(Rows from a dataset of charts and code)
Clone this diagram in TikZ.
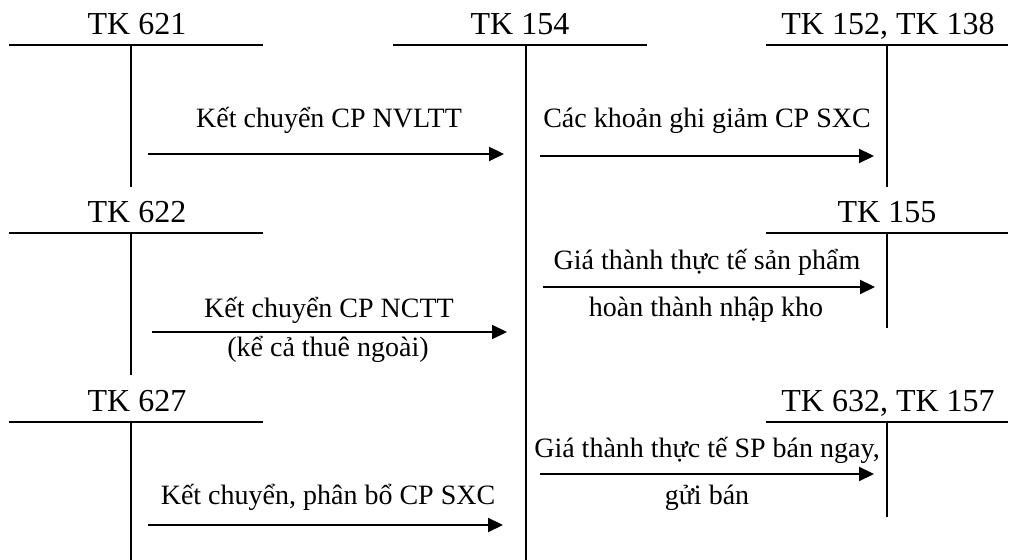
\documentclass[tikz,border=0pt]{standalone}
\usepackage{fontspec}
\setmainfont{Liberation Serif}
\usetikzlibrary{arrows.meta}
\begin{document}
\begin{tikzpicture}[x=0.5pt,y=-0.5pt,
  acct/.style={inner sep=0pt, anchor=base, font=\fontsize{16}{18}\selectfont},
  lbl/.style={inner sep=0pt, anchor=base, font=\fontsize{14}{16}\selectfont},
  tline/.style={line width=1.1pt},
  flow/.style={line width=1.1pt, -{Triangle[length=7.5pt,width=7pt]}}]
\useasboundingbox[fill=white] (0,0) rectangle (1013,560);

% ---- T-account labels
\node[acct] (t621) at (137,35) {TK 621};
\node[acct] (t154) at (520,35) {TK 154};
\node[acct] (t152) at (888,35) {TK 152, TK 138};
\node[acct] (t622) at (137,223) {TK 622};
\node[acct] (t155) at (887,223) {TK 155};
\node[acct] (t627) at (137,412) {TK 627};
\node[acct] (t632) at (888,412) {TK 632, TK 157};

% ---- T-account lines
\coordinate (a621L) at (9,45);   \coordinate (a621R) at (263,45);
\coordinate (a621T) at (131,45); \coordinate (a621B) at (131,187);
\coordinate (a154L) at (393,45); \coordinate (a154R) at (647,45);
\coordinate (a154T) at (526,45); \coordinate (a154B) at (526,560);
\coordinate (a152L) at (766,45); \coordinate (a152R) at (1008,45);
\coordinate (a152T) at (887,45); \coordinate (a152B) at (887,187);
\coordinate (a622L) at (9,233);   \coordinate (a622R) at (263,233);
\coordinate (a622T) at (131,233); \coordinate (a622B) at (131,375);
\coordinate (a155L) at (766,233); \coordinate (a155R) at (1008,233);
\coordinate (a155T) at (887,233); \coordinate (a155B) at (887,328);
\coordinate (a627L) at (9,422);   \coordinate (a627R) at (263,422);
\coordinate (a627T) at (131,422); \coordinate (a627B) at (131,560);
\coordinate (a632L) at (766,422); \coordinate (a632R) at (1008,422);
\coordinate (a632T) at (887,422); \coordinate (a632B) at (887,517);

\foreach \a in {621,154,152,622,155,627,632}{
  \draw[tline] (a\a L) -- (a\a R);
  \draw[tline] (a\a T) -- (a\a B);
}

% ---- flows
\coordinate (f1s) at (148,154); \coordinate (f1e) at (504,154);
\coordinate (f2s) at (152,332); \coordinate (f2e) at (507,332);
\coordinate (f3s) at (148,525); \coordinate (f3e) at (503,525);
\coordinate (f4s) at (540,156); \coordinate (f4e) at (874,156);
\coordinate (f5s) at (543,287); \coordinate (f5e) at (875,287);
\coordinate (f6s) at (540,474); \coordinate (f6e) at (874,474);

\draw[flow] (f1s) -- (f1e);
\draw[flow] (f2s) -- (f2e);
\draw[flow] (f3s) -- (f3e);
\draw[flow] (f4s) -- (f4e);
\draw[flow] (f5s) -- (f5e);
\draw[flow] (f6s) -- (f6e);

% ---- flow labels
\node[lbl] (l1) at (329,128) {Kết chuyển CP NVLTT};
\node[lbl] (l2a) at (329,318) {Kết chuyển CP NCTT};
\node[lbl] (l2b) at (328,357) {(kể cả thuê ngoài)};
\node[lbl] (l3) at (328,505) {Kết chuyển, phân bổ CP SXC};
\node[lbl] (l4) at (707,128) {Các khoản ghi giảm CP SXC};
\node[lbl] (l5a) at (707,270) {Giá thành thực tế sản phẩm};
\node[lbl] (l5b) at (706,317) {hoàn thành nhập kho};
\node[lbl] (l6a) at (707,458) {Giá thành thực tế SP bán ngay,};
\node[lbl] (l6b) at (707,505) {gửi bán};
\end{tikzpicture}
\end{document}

* * *

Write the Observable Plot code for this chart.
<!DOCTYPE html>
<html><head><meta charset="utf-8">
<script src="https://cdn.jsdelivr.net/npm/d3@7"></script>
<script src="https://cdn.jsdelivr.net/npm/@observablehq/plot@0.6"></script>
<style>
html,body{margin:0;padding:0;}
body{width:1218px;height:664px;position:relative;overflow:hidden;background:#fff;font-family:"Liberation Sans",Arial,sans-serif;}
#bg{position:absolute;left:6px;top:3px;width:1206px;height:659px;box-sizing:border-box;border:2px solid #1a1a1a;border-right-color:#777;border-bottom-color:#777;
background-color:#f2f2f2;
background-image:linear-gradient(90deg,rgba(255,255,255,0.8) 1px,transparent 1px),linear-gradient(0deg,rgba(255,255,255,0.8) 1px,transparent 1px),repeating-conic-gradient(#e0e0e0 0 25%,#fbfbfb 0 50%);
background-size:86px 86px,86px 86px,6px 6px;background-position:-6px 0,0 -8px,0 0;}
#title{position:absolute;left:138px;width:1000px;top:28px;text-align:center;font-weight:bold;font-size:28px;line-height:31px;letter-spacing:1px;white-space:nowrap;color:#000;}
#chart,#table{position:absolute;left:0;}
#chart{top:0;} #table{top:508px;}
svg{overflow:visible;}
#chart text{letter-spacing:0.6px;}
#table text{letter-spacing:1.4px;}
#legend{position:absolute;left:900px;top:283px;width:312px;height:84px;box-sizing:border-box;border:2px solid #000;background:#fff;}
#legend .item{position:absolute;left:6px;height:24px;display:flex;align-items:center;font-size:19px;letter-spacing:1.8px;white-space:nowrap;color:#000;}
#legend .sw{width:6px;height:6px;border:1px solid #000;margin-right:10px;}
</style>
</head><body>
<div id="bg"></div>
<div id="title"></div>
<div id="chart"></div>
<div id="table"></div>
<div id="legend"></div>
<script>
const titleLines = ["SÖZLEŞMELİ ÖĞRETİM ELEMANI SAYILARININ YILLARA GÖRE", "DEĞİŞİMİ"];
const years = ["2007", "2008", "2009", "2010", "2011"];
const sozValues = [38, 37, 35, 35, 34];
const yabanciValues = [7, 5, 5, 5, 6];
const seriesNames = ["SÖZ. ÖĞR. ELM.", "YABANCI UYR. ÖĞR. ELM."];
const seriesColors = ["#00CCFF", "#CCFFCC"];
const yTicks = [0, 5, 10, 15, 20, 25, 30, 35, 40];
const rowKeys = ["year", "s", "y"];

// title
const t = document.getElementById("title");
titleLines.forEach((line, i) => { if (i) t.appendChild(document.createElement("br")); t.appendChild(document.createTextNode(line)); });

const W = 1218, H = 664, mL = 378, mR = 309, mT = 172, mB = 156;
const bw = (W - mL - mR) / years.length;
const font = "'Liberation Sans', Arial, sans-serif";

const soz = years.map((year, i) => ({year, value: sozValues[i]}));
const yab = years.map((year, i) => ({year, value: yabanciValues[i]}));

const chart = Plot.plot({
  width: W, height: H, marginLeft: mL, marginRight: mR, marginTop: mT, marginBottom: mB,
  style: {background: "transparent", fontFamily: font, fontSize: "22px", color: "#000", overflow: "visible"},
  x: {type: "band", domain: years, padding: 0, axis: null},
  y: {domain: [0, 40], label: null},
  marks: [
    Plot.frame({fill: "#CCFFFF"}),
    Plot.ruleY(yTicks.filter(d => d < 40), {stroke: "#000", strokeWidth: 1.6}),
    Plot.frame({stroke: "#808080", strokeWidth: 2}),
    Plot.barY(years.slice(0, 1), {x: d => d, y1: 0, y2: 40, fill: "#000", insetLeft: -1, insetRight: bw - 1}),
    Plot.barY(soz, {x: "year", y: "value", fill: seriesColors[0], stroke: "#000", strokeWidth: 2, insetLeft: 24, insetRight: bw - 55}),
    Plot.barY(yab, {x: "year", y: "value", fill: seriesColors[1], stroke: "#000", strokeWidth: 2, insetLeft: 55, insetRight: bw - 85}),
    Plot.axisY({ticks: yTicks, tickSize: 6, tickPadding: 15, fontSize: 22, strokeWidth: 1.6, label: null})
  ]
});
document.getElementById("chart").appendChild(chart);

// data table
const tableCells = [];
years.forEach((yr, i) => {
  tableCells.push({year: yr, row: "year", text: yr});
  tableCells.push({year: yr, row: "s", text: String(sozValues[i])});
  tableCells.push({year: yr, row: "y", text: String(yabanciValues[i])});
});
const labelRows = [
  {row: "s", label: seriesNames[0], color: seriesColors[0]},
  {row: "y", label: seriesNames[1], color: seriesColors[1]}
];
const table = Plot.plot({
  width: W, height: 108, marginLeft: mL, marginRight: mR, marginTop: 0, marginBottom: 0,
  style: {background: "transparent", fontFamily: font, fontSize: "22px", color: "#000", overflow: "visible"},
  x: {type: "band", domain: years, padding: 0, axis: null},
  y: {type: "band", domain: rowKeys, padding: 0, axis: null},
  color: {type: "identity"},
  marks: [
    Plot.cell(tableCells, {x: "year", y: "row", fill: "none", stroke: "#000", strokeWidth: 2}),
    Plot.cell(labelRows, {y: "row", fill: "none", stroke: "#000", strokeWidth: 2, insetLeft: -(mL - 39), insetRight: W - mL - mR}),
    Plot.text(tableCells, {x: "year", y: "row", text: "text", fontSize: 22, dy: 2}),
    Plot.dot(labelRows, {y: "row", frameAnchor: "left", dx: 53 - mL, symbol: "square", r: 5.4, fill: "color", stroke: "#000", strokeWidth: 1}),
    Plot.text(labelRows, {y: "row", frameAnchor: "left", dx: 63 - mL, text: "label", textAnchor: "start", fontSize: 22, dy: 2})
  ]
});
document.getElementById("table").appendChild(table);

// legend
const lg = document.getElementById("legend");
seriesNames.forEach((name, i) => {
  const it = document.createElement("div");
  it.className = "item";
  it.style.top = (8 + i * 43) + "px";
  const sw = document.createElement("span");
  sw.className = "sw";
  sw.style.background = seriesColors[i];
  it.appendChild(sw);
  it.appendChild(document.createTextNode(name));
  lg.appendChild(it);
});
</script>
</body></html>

→ Task
Copy each line of the listing that includes "this".

→ Solution to the problem
Clone this diagram in TikZ.
Write the Observable Plot code for this chart.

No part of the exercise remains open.